Good morning! I’m looking for aome advice on purchasing a performance touring kayak. We’re not new to kayaking. We have several pleasure kayaks and dedicated fishing kayaks.
This past weekend we entered a 50 mike race on the Missouri river. It was an awesome experience and I’m now addicted to another form of kayaking! I ran this race in a Loon 120. This was an OK kayak for this, the current generally runs from 3 to 6 mph.
Next year i would like to perform better and give myself a chance to place further up the list. Ive been looking at kayaks and have a question.

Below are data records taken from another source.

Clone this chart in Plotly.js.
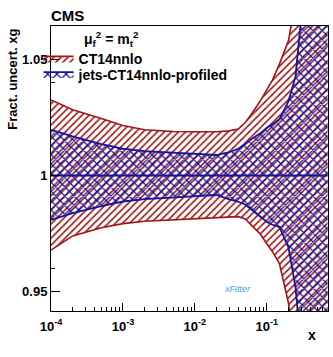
<!DOCTYPE html>
<html>
<head>
<meta charset="utf-8">
<script src="https://cdn.plot.ly/plotly-3.0.1.min.js"></script>
<style>
html,body{margin:0;padding:0;background:#fff;}
#chart{width:333px;height:357px;}
</style>
</head>
<body>
<div id="chart"></div>
<script>
// ---- data ----
const xVals = [1e-4, 2e-4, 5e-4, 1e-3, 2e-3, 5e-3, 1e-2, 2e-2, 3e-2, 4e-2, 5e-2, 6e-2, 8e-2, 0.1, 0.12, 0.15, 0.2, 0.25, 0.3, 0.4, 0.5, 0.7];
const ct14Upper = [1.0325, 1.0283, 1.0245, 1.0215, 1.0197, 1.0189, 1.0188, 1.0188, 1.0192, 1.0200, 1.0228, 1.0260, 1.0318, 1.0370, 1.0411, 1.0480, 1.0580, 1.0750, 1.0900, 1.1200, 1.1400, 1.1700];
const ct14Lower = [0.9679, 0.9740, 0.9775, 0.9793, 0.9803, 0.9810, 0.9815, 0.9820, 0.9822, 0.9823, 0.9813, 0.9790, 0.9750, 0.9706, 0.9672, 0.9620, 0.9450, 0.9200, 0.9000, 0.8800, 0.8600, 0.8300];
const profUpper = [1.0196, 1.0168, 1.0135, 1.0115, 1.0105, 1.0097, 1.0091, 1.0088, 1.0100, 1.0115, 1.0135, 1.0155, 1.0180, 1.0205, 1.0220, 1.0242, 1.0320, 1.0425, 1.0680, 1.1000, 1.1200, 1.1500];
const profLower = [0.9809, 0.9838, 0.9868, 0.9888, 0.9898, 0.9905, 0.9912, 0.9916, 0.9897, 0.9887, 0.9875, 0.9855, 0.9825, 0.9800, 0.9788, 0.9778, 0.9690, 0.9520, 0.9250, 0.9000, 0.8800, 0.8500];
const central = [1, 1, 1, 1, 1, 1, 1, 1, 1, 1, 1, 1, 1, 1, 1, 1, 1, 1, 1, 1, 1, 1];
const seriesNames = ['CT14nnlo', 'jets-CT14nnlo-profiled'];
const xTickVals = [1e-4, 1e-3, 1e-2, 1e-1];
const xTickText = ['10<sup>-4</sup>', '10<sup>-3</sup>', '10<sup>-2</sup>', '10<sup>-1</sup>'];
const xMinorVals = [2e-4,3e-4,4e-4,5e-4,6e-4,7e-4,8e-4,9e-4, 2e-3,3e-3,4e-3,5e-3,6e-3,7e-3,8e-3,9e-3, 2e-2,3e-2,4e-2,5e-2,6e-2,7e-2,8e-2,9e-2, 0.2,0.3,0.4,0.5,0.6,0.7];
const yTickVals = [0.95, 1, 1.05];
const yTickText = ['0.95', '1', '1.05'];
const yMinorVals = [0.96, 1.04];

const RED = '#a01414';
const BLUE = '#1414a0';
const FONT = 'Liberation Sans, Arial, Helvetica, sans-serif';

const traces = [
  {x: xVals, y: ct14Lower, mode: 'lines', line: {color: RED, width: 1.6}, showlegend: false, hoverinfo: 'skip'},
  {x: xVals, y: ct14Upper, mode: 'lines', name: seriesNames[0], legend: 'legend', line: {color: RED, width: 1.6},
   fill: 'tonexty', fillcolor: 'rgba(0,0,0,0)',
   fillpattern: {shape: '/', fgcolor: RED, bgcolor: 'rgba(0,0,0,0)', size: 5, solidity: 0.32}},
  {x: xVals, y: profLower, mode: 'lines', line: {color: BLUE, width: 1.8}, showlegend: false, hoverinfo: 'skip'},
  {x: xVals, y: profUpper, mode: 'lines', name: seriesNames[1], legend: 'legend2', line: {color: BLUE, width: 1.8},
   fill: 'tonexty', fillcolor: 'rgba(0,0,0,0)',
   fillpattern: {shape: 'x', fgcolor: BLUE, bgcolor: 'rgba(0,0,0,0)', size: 6.5, solidity: 0.35}},
  {x: xVals, y: central, mode: 'lines', line: {color: BLUE, width: 2}, showlegend: false, hoverinfo: 'skip'}
];

const legendFont = {family: FONT, size: 14, color: '#000', weight: 'bold'};

const layout = {
  width: 333, height: 357,
  margin: {l: 51, r: 5, t: 26, b: 46},
  paper_bgcolor: '#fff', plot_bgcolor: '#fff',
  font: {family: FONT, size: 13, color: '#000', weight: 'bold'},
  showlegend: true,
  legend: {x: -0.045, y: 0.885, xanchor: 'left', yanchor: 'middle', bgcolor: 'rgba(0,0,0,0)',
           font: legendFont, itemwidth: 30},
  legend2: {x: -0.045, y: 0.830, xanchor: 'left', yanchor: 'middle', bgcolor: 'rgba(0,0,0,0)',
           font: legendFont, itemwidth: 30},
  xaxis: {type: 'log', range: [-4, -0.15], showgrid: false, zeroline: false,
          showline: true, linecolor: '#000', linewidth: 1, mirror: true,
          ticks: 'inside', ticklen: 8, tickcolor: '#000',
          tickvals: xTickVals, ticktext: xTickText, ticklabelstandoff: 3,
          tickfont: {family: FONT, size: 13, weight: 'bold'},
          minor: {ticks: 'inside', ticklen: 4, tickcolor: '#000', tickmode: 'array', tickvals: xMinorVals, showgrid: false}},
  yaxis: {range: [0.9417, 1.0643], showgrid: false, zeroline: false,
          showline: true, linecolor: '#000', linewidth: 1, mirror: true,
          ticks: 'inside', ticklen: 9, tickcolor: '#000',
          tickvals: yTickVals, ticktext: yTickText,
          tickfont: {family: FONT, size: 13, weight: 'bold'},
          minor: {ticks: 'inside', ticklen: 4, tickcolor: '#000', tickmode: 'array', tickvals: yMinorVals, showgrid: false}},
  annotations: [
    {text: 'CMS', xref: 'paper', yref: 'paper', x: -0.008, y: 1.037, xanchor: 'left', yanchor: 'middle',
     showarrow: false, font: {family: FONT, size: 15, weight: 'bold'}},
    {text: 'Fract. uncert. xg', xref: 'paper', yref: 'paper', x: -0.137, y: 0.812, xanchor: 'center', yanchor: 'middle',
     textangle: -90, showarrow: false, font: {family: FONT, size: 13, weight: 'bold'}},
    {text: 'x', xref: 'paper', yref: 'paper', x: 0.941, y: -0.084, xanchor: 'center', yanchor: 'middle',
     showarrow: false, font: {family: FONT, size: 14, weight: 'bold'}},
    {text: 'μ<sub>f</sub><sup>2</sup> = m<sub>t</sub><sup>2</sup>', xref: 'paper', yref: 'paper', x: 0.112, y: 0.955,
     xanchor: 'left', yanchor: 'middle', showarrow: false, font: {family: FONT, size: 14, weight: 'bold'}},
    {text: '<i>xFitter</i>', xref: 'paper', yref: 'paper', x: 0.675, y: 0.077, xanchor: 'center', yanchor: 'middle',
     showarrow: false, font: {family: FONT, size: 9, color: '#3ea2dc', weight: 'normal'}}
  ]
};

Plotly.newPlot('chart', traces, layout, {displayModeBar: false, staticPlot: true});
</script>
</body>
</html>
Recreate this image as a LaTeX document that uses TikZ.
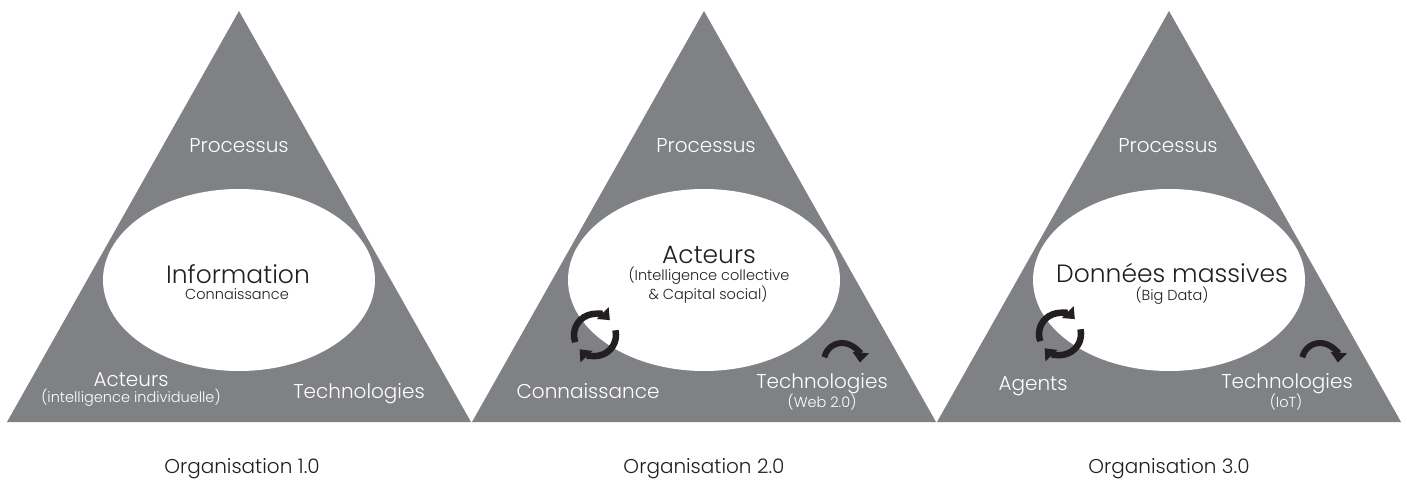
\documentclass[tikz,border=0pt]{standalone}
\usepackage{fontspec}
\setmainfont{Poppins Light}
\usetikzlibrary{arrows.meta,calc}
\definecolor{tri}{RGB}{128,129,133}
\definecolor{ink}{RGB}{35,31,32}
\tikzset{
  x=1pt, y=-1pt,
  trishape/.style={fill=tri, draw=none},
  lab/.style={text=white, anchor=base, inner sep=0pt, font=\fontsize{20}{22}\selectfont},
  labsub/.style={text=white, anchor=base, inner sep=0pt, font=\fontsize{14.5}{16}\selectfont},
  coretxt/.style={text=ink, anchor=base, inner sep=0pt, font=\fontsize{25}{28}\selectfont},
  coresub/.style={text=ink, anchor=base, inner sep=0pt, font=\fontsize{14.5}{16}\selectfont},
  captxt/.style={text=ink, anchor=base, inner sep=0pt, font=\fontsize{20}{22}\selectfont},
  cyc/.style={draw=ink, line width=6.5pt, -{Triangle[length=10pt,width=16pt]}},
}
\begin{document}
\begin{tikzpicture}
\useasboundingbox (0,0) rectangle (1407,479);
\fill[white] (0,0) rectangle (1407,479);
% triangles
\foreach \c/\n in {239/a,704/b,1169/c}{
  \coordinate (apex\n) at (\c,11);
  \coordinate (bl\n) at (\c-232,422);
  \coordinate (br\n) at (\c+232,422);
  \fill[trishape] (apex\n) -- (bl\n) -- (br\n) -- cycle;
  \fill[white] (\c,280) ellipse[x radius=136, y radius=91];
}
% ---------- Organisation 1.0
\node[lab] (p1) at (239,152) {Processus};
\node[coretxt] (info1) at (238,283) {Information};
\node[coresub] (conn1) at (237,299) {Connaissance};
\node[lab] (act1) at (131,386) {Acteurs};
\node[labsub] (act1s) at (131,402) {(intelligence individuelle)};
\node[lab] (tech1) at (359,398) {Technologies};
\node[captxt] (org1) at (242,473) {Organisation 1.0};
% ---------- Organisation 2.0
\node[lab] (p2) at (706,152) {Processus};
\node[coretxt] (act2) at (709,263) {Acteurs};
\node[coresub] (act2a) at (709,280) {(Intelligence collective};
\node[coresub] (act2b) at (708,299) {\& Capital social)};
\node[lab] (conn2) at (588,398) {Connaissance};
\node[lab] (tech2) at (822,388) {Technologies};
\node[labsub] (tech2s) at (822,407) {(Web 2.0)};
\node[captxt] (org2) at (704,473) {Organisation 2.0};
\coordinate (cyc2) at (595,335);
\draw[cyc] ($(cyc2)+(-200:21)$) arc[start angle=-200, end angle=-45, radius=21];
\draw[cyc] ($(cyc2)+(-13:21)$) arc[start angle=-13, end angle=137, radius=21];
\coordinate (rot2) at (842,361);
\draw[cyc, line width=6pt] ($(rot2)+(-168:18)$) arc[start angle=-168, end angle=5, radius=18];
% ---------- Organisation 3.0
\node[lab] (p3) at (1168,152) {Processus};
\node[coretxt] (don3) at (1172,282) {Données massives};
\node[coresub] (don3s) at (1172,300) {(Big Data)};
\node[lab] (ag3) at (1033,390) {Agents};
\node[lab] (tech3) at (1287,388) {Technologies};
\node[labsub] (tech3s) at (1286,407) {(IoT)};
\node[captxt] (org3) at (1169,473) {Organisation 3.0};
\coordinate (cyc3) at (1060,334);
\draw[cyc] ($(cyc3)+(-200:21)$) arc[start angle=-200, end angle=-45, radius=21];
\draw[cyc] ($(cyc3)+(-13:21)$) arc[start angle=-13, end angle=137, radius=21];
\coordinate (rot3) at (1320,361);
\draw[cyc, line width=6pt] ($(rot3)+(-168:18)$) arc[start angle=-168, end angle=5, radius=18];
\end{tikzpicture}
\end{document}
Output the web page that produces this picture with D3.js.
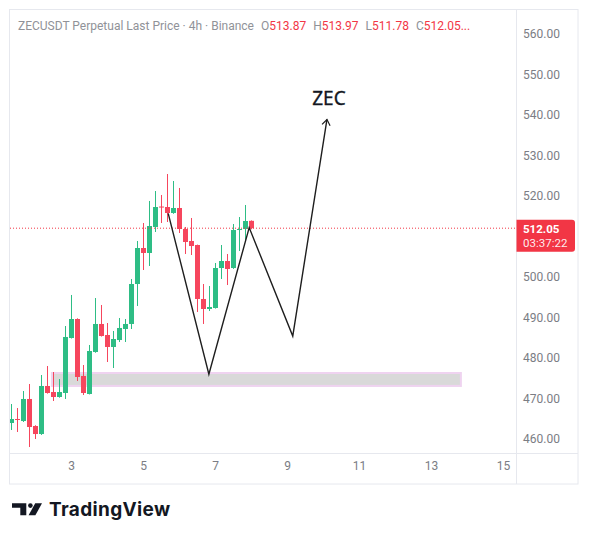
<!DOCTYPE html>
<html><head><meta charset="utf-8">
<script src="https://cdn.jsdelivr.net/npm/d3@7"></script>
<style>body{margin:0;background:#fff}svg{display:block}</style></head>
<body>
<script>
// ---- data ----
const dayTicks = [3, 5, 7, 9, 11, 13, 15];
const priceTicks = [460, 470, 480, 490, 500, 510, 520, 530, 540, 550, 560];
const firstBarDay = 1 + 8 / 24;   // first 4h bar opens day 1, 08:00
const barHours = 4;
const opens  = [463.95,464.94,464.44,469.88,463.21,461.23,473.09,471.60,470.37,471.36,484.94,489.63,475.56,471.11,481.48,488.40,485.68,482.72,484.44,487.16,488.40,498.27,507.16,505.93,512.35,517.40,517.28,515.80,517.04,511.85,508.89,507.90,494.57,492.10,492.35,502.22,503.95,502.22,511.60,511.85,513.87];
const highs  = [468.64,467.65,471.85,473.58,463.40,475.80,478.02,476.54,474.81,487.90,495.56,489.80,478.27,483.21,494.81,493.09,488.64,486.67,489.88,489.63,499.51,508.89,513.33,518.77,521.23,520.25,525.43,523.70,521.98,512.35,514.57,508.00,498.27,497.78,503.46,507.90,505.68,513.09,514.81,517.78,513.97];
const lows   = [462.22,461.73,464.20,458.02,460.00,461.00,471.20,469.38,470.20,469.88,484.80,474.32,470.86,471.00,481.30,485.30,479.01,477.53,483.95,483.95,487.16,492.84,501.73,502.72,511.11,513.33,513.58,515.60,510.86,505.68,505.43,491.36,488.40,491.60,492.20,499.51,498.02,502.00,506.42,508.64,511.78];
const closes = [464.94,464.70,469.88,462.96,461.23,473.09,471.36,470.37,471.60,485.19,489.63,475.31,471.36,481.73,488.40,485.43,482.72,484.69,487.41,488.40,498.27,507.16,505.93,512.59,517.28,517.20,515.80,517.04,511.85,508.64,507.65,494.57,492.10,492.59,502.22,503.95,501.98,511.60,511.85,513.83,512.05];
const lastPrice = 512.05;
const countdown = "03:37:22";
const zoneDays = [2.47, 13.83];
const zonePrices = [473.1, 476.3];
const pathDays = [5.70, 6.83, 7.95, 9.16, 10.11];
const pathPrices = [515.7, 476.0, 512.2, 485.4, 538.9];
const labelText = "ZEC";
const headerTitle = "ZECUSDT Perpetual Last Price · 4h · Binance";
const ohlcLabels = ["O", "H", "L", "C"];
const ohlcValues = ["513.87", "513.97", "511.78", "512.05..."];

// ---- layout ----
const W = 589, H = 540;
const plot = {l: 10, t: 10, r: 516, b: 453};
const frame = {r: 578, b: 484};
const UP = "#2ebd85", DOWN = "#f6465d", RED = "#f23645";

const svg = d3.select("body").append("svg").attr("width", W).attr("height", H)
  .style("font-family", "Roboto, 'Noto Sans', sans-serif");

const x = d3.scaleLinear().domain([3 - 61/36, 15 + 13/36]).range([plot.l, plot.r]);
const y = d3.scaleLinear().domain([460, 560]).range([439, 34]);

svg.append("defs").append("clipPath").attr("id", "clip")
  .append("rect").attr("x", plot.l).attr("y", plot.t)
  .attr("width", plot.r - plot.l).attr("height", plot.b - plot.t);

// frame
const fc = "#e6e8ee";
svg.append("rect").attr("x", 9.5).attr("y", 9.5).attr("width", frame.r - 9.5).attr("height", frame.b - 9.5)
  .attr("fill", "none").attr("stroke", fc);
svg.append("line").attr("x1", plot.r + 0.5).attr("x2", plot.r + 0.5).attr("y1", 10).attr("y2", frame.b).attr("stroke", fc);
svg.append("line").attr("x1", 10).attr("x2", frame.r).attr("y1", plot.b + 0.5).attr("y2", plot.b + 0.5).attr("stroke", fc);

const g = svg.append("g").attr("clip-path", "url(#clip)");

// zone
g.append("rect")
  .attr("x", x(zoneDays[0])).attr("width", x(zoneDays[1]) - x(zoneDays[0]))
  .attr("y", y(zonePrices[1])).attr("height", y(zonePrices[0]) - y(zonePrices[1]))
  .attr("fill", "#d9d9d9").attr("stroke", "#efd3f0").attr("stroke-width", 2);

// candles
const bars = opens.map((o, i) => ({t: firstBarDay + i * barHours / 24, o, h: highs[i], l: lows[i], c: closes[i]}));
const cg = g.append("g");
bars.forEach(b => {
  const col = b.c >= b.o ? UP : DOWN;
  const cx = Math.round(x(b.t));
  cg.append("line").attr("x1", cx + 0.5).attr("x2", cx + 0.5)
    .attr("y1", y(b.h)).attr("y2", y(b.l)).attr("stroke", col).attr("stroke-width", 1);
  const top = y(Math.max(b.o, b.c)), bot = y(Math.min(b.o, b.c));
  cg.append("rect").attr("x", cx - 2).attr("width", 5)
    .attr("y", top).attr("height", Math.max(1, bot - top)).attr("fill", col);
});

// last price dotted line
g.append("line").attr("x1", plot.l).attr("x2", plot.r)
  .attr("y1", y(lastPrice)).attr("y2", y(lastPrice))
  .attr("stroke", RED).attr("stroke-width", 1).attr("stroke-dasharray", "1,2");

// zigzag path
const pts = pathDays.map((d, i) => [x(d), y(pathPrices[i])]);
g.append("path").attr("d", d3.line()(pts)).attr("fill", "none")
  .attr("stroke", "#1e1e1e").attr("stroke-width", 1.4).attr("stroke-linejoin", "miter");
// arrow head
const tip = pts[pts.length - 1], prev = pts[pts.length - 2];
const ang = Math.atan2(prev[1] - tip[1], prev[0] - tip[0]);
const aL = 7, spread = 0.62;
const a1 = [tip[0] + aL * Math.cos(ang + spread), tip[1] + aL * Math.sin(ang + spread)];
const a2 = [tip[0] + aL * Math.cos(ang - spread), tip[1] + aL * Math.sin(ang - spread)];
g.append("path").attr("d", d3.line()([a1, tip, a2])).attr("fill", "none")
  .attr("stroke", "#1e1e1e").attr("stroke-width", 1.2);
// label
g.append("text").attr("x", tip[0] + 2).attr("y", 105).attr("text-anchor", "middle")
  .attr("font-family", "'Noto Sans', sans-serif").attr("font-size", 19).attr("fill", "#131722")
  .attr("stroke", "#131722").attr("stroke-width", 0.3)
  .text(labelText);

// price label geometry (axis labels hidden behind it, as in TradingView)
const ly = y(lastPrice);
const boxTop = ly - 8.5, boxBot = ly + 23.5;

// price axis
const visiblePriceTicks = priceTicks.filter(v => y(v) + 7 < boxTop || y(v) - 7 > boxBot);
const ya = svg.append("g").attr("transform", `translate(${plot.r},0)`)
  .call(d3.axisRight(y).tickValues(visiblePriceTicks).tickSize(0).tickPadding(7).tickFormat(d3.format(".2f")));
ya.select(".domain").remove();
ya.selectAll("text").attr("font-size", 12).attr("fill", "#7b7d84").attr("font-family", "Roboto, sans-serif");

// time axis
const xa = svg.append("g").attr("transform", `translate(0,${plot.b})`)
  .call(d3.axisBottom(x).tickValues(dayTicks).tickSize(0).tickPadding(8).tickFormat(d3.format("d")));
xa.select(".domain").remove();
xa.selectAll("text").attr("font-size", 12).attr("fill", "#7b7d84").attr("font-family", "Roboto, sans-serif");

// price label
svg.append("path")
  .attr("d", `M${plot.r+0.5},${boxTop} h55.5 a3,3 0 0 1 3,3 v26 a3,3 0 0 1 -3,3 h-55.5 z`)
  .attr("fill", RED);
svg.append("text").attr("x", 523).attr("y", ly + 5.2).attr("font-size", 11.5).attr("font-weight", "bold")
  .attr("fill", "#fff").text(d3.format(".2f")(lastPrice));
svg.append("text").attr("x", 523).attr("y", ly + 18.6).attr("font-size", 11.5)
  .attr("fill", "#fff").attr("fill-opacity", 0.92).text(countdown);

// header
const ht = svg.append("text").attr("x", 18).attr("y", 29.5).attr("font-size", 12).attr("fill", "#909298");
ht.append("tspan").text(headerTitle);
ohlcLabels.forEach((lab, i) => {
  ht.append("tspan").attr("dx", 7).text(lab);
  ht.append("tspan").attr("fill", RED).text(ohlcValues[i]);
});

// logo
const lg = svg.append("g").attr("fill", "#131722");
lg.append("path").attr("d", "M12,503.3 H26.3 V515.2 H20.3 V507.8 H12 Z");
lg.append("circle").attr("cx", 30.4).attr("cy", 505.6).attr("r", 2.3);
lg.append("path").attr("d", "M35.2,503.3 H42 L35.4,515.2 H28.6 Z");
svg.append("text").attr("x", 49).attr("y", 516).attr("font-family", "Inter, sans-serif")
  .attr("font-weight", "bold").attr("font-size", 19).attr("letter-spacing", 0.35).attr("fill", "#131722").text("TradingView");
</script>
</body></html>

I really like the looks of the Wilderness Systems Tempest 165 and 170 versions. I had a chance to sit in a Wilderness Typhoon 120 I think it was. My issue was when getting in, there wasnt alot of room for my hips and legs.
I’m 6’3 and 290#. Im looking on advice on a kayak that i can fit properly, be somewhat comefortable in and not have to use a shoehorn to get in with my hips. I wear a 38-40 waist pants, depending on my cherry pie intake .
This would be a race pourpose kind kayak for me so i need it to be fast on the river.
Thanks in advance!!
Based on your size, both Tempest’s are too small for you. Since you are looking at sea kayak styles, take a look at the Current Designs Sirocco which you may still be a little heavy for.
The performance touring kayak built specifically for your size paddler is an NDK Romany Excel or Romany Excel Expedition (most just refer to either as an Excel).
Most distance racers prefer SOT kayaks such as the Epic family of kayaks.
For faster boat, in general look for longer water line boat. A narrower boat would also generally be faster and as a boat gets longer, they are also often narrower.by design.
The boat you are using is a recreational class kayak. Check out the article on page 6 of this magazine to see info about the different general types of kayaks.
The most race extreme end of kayaks would be surf skis or kayaks that fall in the fast sea kayak class. Surf skis are narrow sit on top boats that run up to about 21’ long and as narrow as like 18". Fast sea kayaks are generally just sea kayaks of similar dimensions. These are the extreme end.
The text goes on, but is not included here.